6th World Nursing and Healthcare Conference
Yale University School of Nursing, USA
Title: Global benchmarking on the role of the advanced practice nurse (APN) using the behavioral intervention team (BIT) as a model of care
Biography: Jasper L. Tolarba
Background: Advanced practice nursing (APN) is broadly defined as nursing interventions that influence health care outcomes, including the direct care of individual patients, management of care for individuals and populations, administration of nursing and health care organizations, and the development and implementation of health policy (AACN Position Paper, 2004). APN has been widely successful and well received in the United States, Canada, Singapore, Japan, etc. and its practice is steadily on the rise internationally. This paper describes the emerging trend of advanced practice nursing worldwide. It discusses the significant contributions of advanced practice nurses and how they positively impact patients’ clinical outcome and explains why they are beneficial members of the health care team. Purpose: The goal of this paper was to describe the BIT model of care and the role of the APN. This was achieved through four specific aims: (1.) Describe the overall context and structure of the BIT, (2.) Describe the BIT members’ clinical and operational responsibilities, (3.) Describe the collaborative relationships among stakeholders, and (4.) Validate the overall BIT model of care and the role of APNs with a group process. Design: The conceptual framework used in this project to describe the overall framework of the BIT model of care was the Donabedian Model of Quality Health Care (Donabedian,1988). Methods: An initial description of the overall structure of the BIT and the roles and responsibilities of Advanced Practice Nurses was written. The multifocal roles of the APNs were also described as they function within the BIT model of care. The draft was validated via a group process involving all members of the BIT. Results: The draft of this paper was distributed to all members of the BIT and the group process of content validation showed an accurate description of the role of the APN in the BIT program with minor revisions.

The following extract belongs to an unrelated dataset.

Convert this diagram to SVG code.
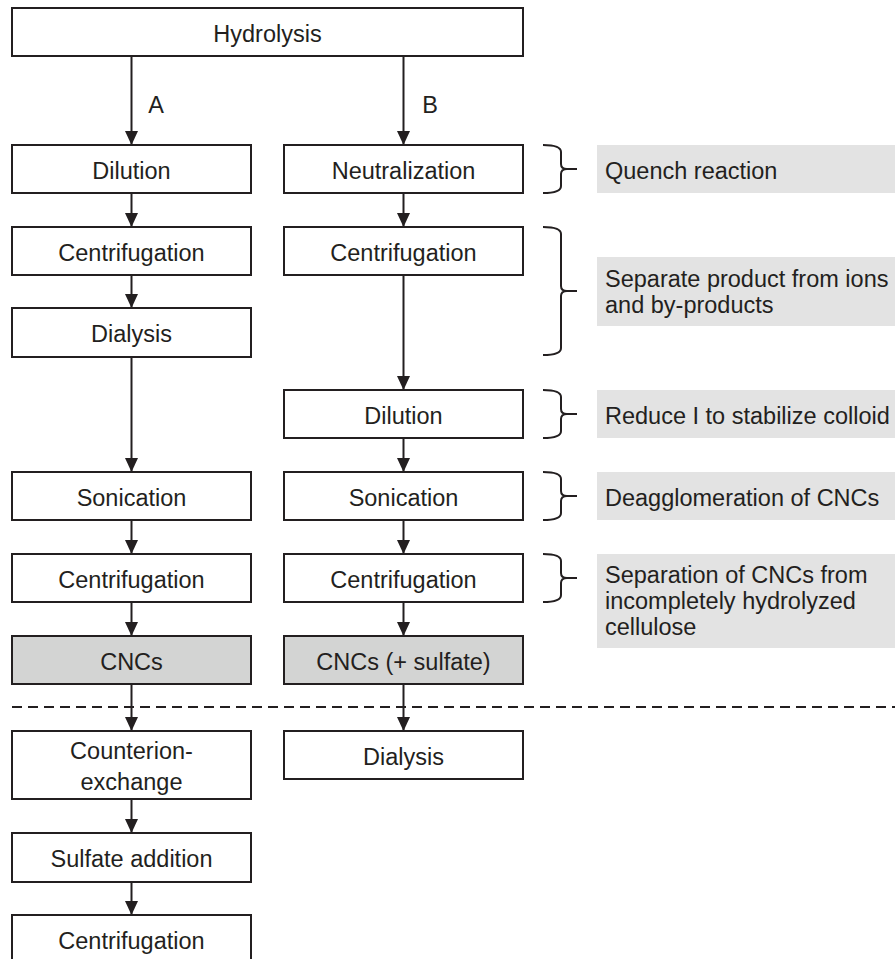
<svg xmlns="http://www.w3.org/2000/svg" width="895" height="959" viewBox="0 0 895 959">
<defs>
<style>
.box{fill:#ffffff;stroke:#231f20;stroke-width:2}
.prod{fill:#d3d4d3;stroke:#231f20;stroke-width:2}
.note{fill:#e3e3e3;stroke:none}
.t{font-family:"Liberation Sans",Arial,sans-serif;font-size:23.5px;fill:#231f20}
.c{text-anchor:middle}
.arr{stroke:#231f20;stroke-width:2;fill:none;marker-end:url(#ah)}
.br{stroke:#231f20;stroke-width:2;fill:none}
.dash{stroke:#231f20;stroke-width:2;stroke-dasharray:10 6;fill:none}
</style>
<marker id="ah" markerUnits="userSpaceOnUse" markerWidth="14" markerHeight="13" viewBox="0 0 14 13" refX="14" refY="6.5" orient="auto">
<path d="M0,0 L14,6.5 L0,13 Z" fill="#231f20"/>
</marker>
</defs>

<g id="connectors">
<line class="dash" x1="12" y1="707" x2="895" y2="707"/>
<line class="arr" x1="131.5" y1="56" x2="131.5" y2="145"/>
<line class="arr" x1="403.5" y1="56" x2="403.5" y2="145"/>
<line class="arr" x1="131.5" y1="193" x2="131.5" y2="227"/>
<line class="arr" x1="131.5" y1="275" x2="131.5" y2="308"/>
<line class="arr" x1="131.5" y1="357" x2="131.5" y2="472"/>
<line class="arr" x1="131.5" y1="520" x2="131.5" y2="554"/>
<line class="arr" x1="131.5" y1="602" x2="131.5" y2="636"/>
<line class="arr" x1="131.5" y1="684" x2="131.5" y2="731"/>
<line class="arr" x1="131.5" y1="799" x2="131.5" y2="833"/>
<line class="arr" x1="131.5" y1="882" x2="131.5" y2="915"/>
<line class="arr" x1="403.5" y1="193" x2="403.5" y2="227"/>
<line class="arr" x1="403.5" y1="275" x2="403.5" y2="390"/>
<line class="arr" x1="403.5" y1="438" x2="403.5" y2="472"/>
<line class="arr" x1="403.5" y1="520" x2="403.5" y2="554"/>
<line class="arr" x1="403.5" y1="602" x2="403.5" y2="636"/>
<line class="arr" x1="403.5" y1="684" x2="403.5" y2="731"/>
</g>

<g id="nodes">
<g id="hydrolysis"><rect class="box" x="12" y="8" width="511" height="48"/><text class="t c" x="267.5" y="42">Hydrolysis</text></g>
<g id="a-dilution"><rect class="box" x="12" y="145" width="239" height="48"/><text class="t c" x="131.5" y="179">Dilution</text></g>
<g id="a-centrifugation1"><rect class="box" x="12" y="227" width="239" height="48"/><text class="t c" x="131.5" y="261">Centrifugation</text></g>
<g id="a-dialysis"><rect class="box" x="12" y="308" width="239" height="49"/><text class="t c" x="131.5" y="342">Dialysis</text></g>
<g id="a-sonication"><rect class="box" x="12" y="472" width="239" height="48"/><text class="t c" x="131.5" y="506">Sonication</text></g>
<g id="a-centrifugation2"><rect class="box" x="12" y="554" width="239" height="48"/><text class="t c" x="131.5" y="588">Centrifugation</text></g>
<g id="a-cncs"><rect class="prod" x="12" y="636" width="239" height="48"/><text class="t c" x="131.5" y="670">CNCs</text></g>
<g id="a-counterion"><rect class="box" x="12" y="731" width="239" height="68"/><text class="t c" x="131.5" y="759">Counterion-</text><text class="t c" x="131.5" y="790">exchange</text></g>
<g id="a-sulfate"><rect class="box" x="12" y="833" width="239" height="49"/><text class="t c" x="131.5" y="867">Sulfate addition</text></g>
<g id="a-centrifugation3"><rect class="box" x="12" y="915" width="239" height="48"/><text class="t c" x="131.5" y="949">Centrifugation</text></g>

<g id="b-neutralization"><rect class="box" x="284" y="145" width="239" height="48"/><text class="t c" x="403.5" y="179">Neutralization</text></g>
<g id="b-centrifugation1"><rect class="box" x="284" y="227" width="239" height="48"/><text class="t c" x="403.5" y="261">Centrifugation</text></g>
<g id="b-dilution"><rect class="box" x="284" y="390" width="239" height="48"/><text class="t c" x="403.5" y="424">Dilution</text></g>
<g id="b-sonication"><rect class="box" x="284" y="472" width="239" height="48"/><text class="t c" x="403.5" y="506">Sonication</text></g>
<g id="b-centrifugation2"><rect class="box" x="284" y="554" width="239" height="48"/><text class="t c" x="403.5" y="588">Centrifugation</text></g>
<g id="b-cncs"><rect class="prod" x="284" y="636" width="239" height="48"/><text class="t c" x="403.5" y="670">CNCs (+ sulfate)</text></g>
<g id="b-dialysis"><rect class="box" x="284" y="731" width="239" height="48"/><text class="t c" x="403.5" y="765">Dialysis</text></g>
</g>

<g id="labels">
<text class="t c" x="156" y="113">A</text>
<text class="t c" x="430" y="113">B</text>
</g>

<g id="brackets">
<path class="br" d="M543,145 Q561,145 561,152 V164 Q561,169 567,169 H577 M567,169 Q561,169 561,174 V186 Q561,193 543,193"/>
<path class="br" d="M543,227 Q561,227 561,234 V286 Q561,291 567,291 H577 M567,291 Q561,291 561,296 V348 Q561,355 543,355"/>
<path class="br" d="M543,390 Q561,390 561,397 V409 Q561,414 567,414 H577 M567,414 Q561,414 561,419 V431 Q561,438 543,438"/>
<path class="br" d="M543,472 Q561,472 561,479 V491 Q561,496 567,496 H577 M567,496 Q561,496 561,501 V513 Q561,520 543,520"/>
<path class="br" d="M543,554 Q561,554 561,561 V573 Q561,578 567,578 H577 M567,578 Q561,578 561,583 V595 Q561,602 543,602"/>
</g>

<g id="notes">
<g id="note-quench"><rect class="note" x="597" y="145" width="298" height="48"/><text class="t" x="605" y="179">Quench reaction</text></g>
<g id="note-separate"><rect class="note" x="597" y="257" width="298" height="69"/><text class="t" x="605" y="287">Separate product from ions</text><text class="t" x="605" y="313">and by-products</text></g>
<g id="note-reduce"><rect class="note" x="597" y="390" width="298" height="48"/><text class="t" x="605" y="424">Reduce I to stabilize colloid</text></g>
<g id="note-deagg"><rect class="note" x="597" y="472" width="298" height="48"/><text class="t" x="605" y="506">Deagglomeration of CNCs</text></g>
<g id="note-separation"><rect class="note" x="597" y="554" width="298" height="94"/><text class="t" x="605" y="583">Separation of CNCs from</text><text class="t" x="605" y="609">incompletely hydrolyzed</text><text class="t" x="605" y="635">cellulose</text></g>
</g>
</svg>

Conclusions: The BIT model of care is an evidence-based, proactive approach in providing psychiatric services to patients in a general medical inpatient setting. It has been proven effective and innovative, which has fueled replication of the BIT program in other hospitals in the United States. Results from this study can be used as template for other healthcare insitutions to replicate the program and utilize the APN role for its success.